Having had both I feel the better design is with the Haiku. Let's not forget run times in your choice. The Mac may well be brighter but the Haiku is driven at a level with more respect to run time, heat management and LED life. If your more abt lumens then the Mac would be the best choice. The UI from what I remember isn't too different. Both work well. 

Sent from earth, using a toaster.


----------



## nbp (Mar 30, 2013)

You can look at my sigline for my thoughts on the Haiku and Mac's lights in general. I have different light engines than you're looking at, but many of the thoughts may be helpful.


----------



## Z-Tab (Mar 30, 2013)

I've owned both. I thought the Haiku was excellent and I certainly understand why it has such a huge following, but I prefer Mac's lights in pretty much every way. Either way, you'll be getting one of the finest quality lights available.


----------



## thedoc007 (Mar 30, 2013)

Z-Tab said:


> I've owned both. I thought the Haiku was excellent and I certainly understand why it has such a huge following, but I prefer Mac's lights in pretty much every way. Either way, you'll be getting one of the finest quality lights available.



Details, man! In what specific ways do you like Mac's light better? Your statement of preference is not very helpful, unless you give reasons...not everyone will have the same criteria that you do, and without explanation you might as well not bother to post at all.


----------



## timsmile (Mar 31, 2013)

Thanks for the sharing! Does anyone know what is the wait time for both lights? Heard McGizmo is pretty quick, how about Mac? I think I'm a bit leaning towards Mac right now, as I want to have more lumen. But the ability to use primary battery in Haiku is definitely a plus...  difficult. If only I have more budget


----------



## stewdogg (Mar 31, 2013)

timsmile said:


> Thanks for the sharing! Does anyone know what is the wait time for both lights? Heard McGizmo is pretty quick, how about Mac? I think I'm a bit leaning towards Mac right now, as I want to have more lumen. But the ability to use primary battery in Haiku is definitely a plus...  difficult. If only I have more budget




I ordered a Mac Ti XML EDC NW with a clip close to 4 weeks ago. When I asked what the wait time was at that time I was told 2 weeks... not a huge deal because half of the fun is the anticipation and I have other flashlights to use.
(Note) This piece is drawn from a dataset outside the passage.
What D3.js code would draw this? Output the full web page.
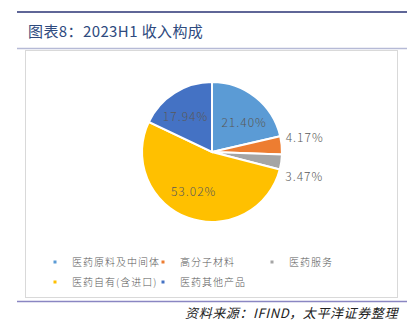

That being said I can't wait to get it!
The nice thing about buying one of these lights is that if you find you don't like it then you can sell it here. You should be able to recoup your money quite quickly (they don't last long around here) and then go buy the other one


----------



## nbp (Mar 31, 2013)

Don will get you your light in days. Mac will take weeks to months, depending on who knows what?


----------



## DTF (Apr 17, 2013)

For me it was an easy choice. Only McGizmo offers the 1/4'-20 clip which allows the light to be mounted on any of the thousands of photography clips, heads, tripods, etc. 

Just a few ways of using the 1/4"-20 mount:



D4A_0133.jpg by Dean Fletcher - Photographer - Portland, on Flickr

By the way, for serious outdoor work (not photography), I think the best choice is the Makai 6V XML.


----------



## KuanR (Apr 17, 2013)

I have the McGizmo clip on my Tri-EDC and it makes the light super useful with a tripod. 

The driver in the Mac is customizable, so you can send it to flucero28 when he's back and get as many levels and different currents as you want


----------



## Jakeyb (Oct 13, 2013)

​I couldn't decide so I have a tri edc and a XML haiku on the way.i may sell one I like the least...but not before I play with them both for a few months.


----------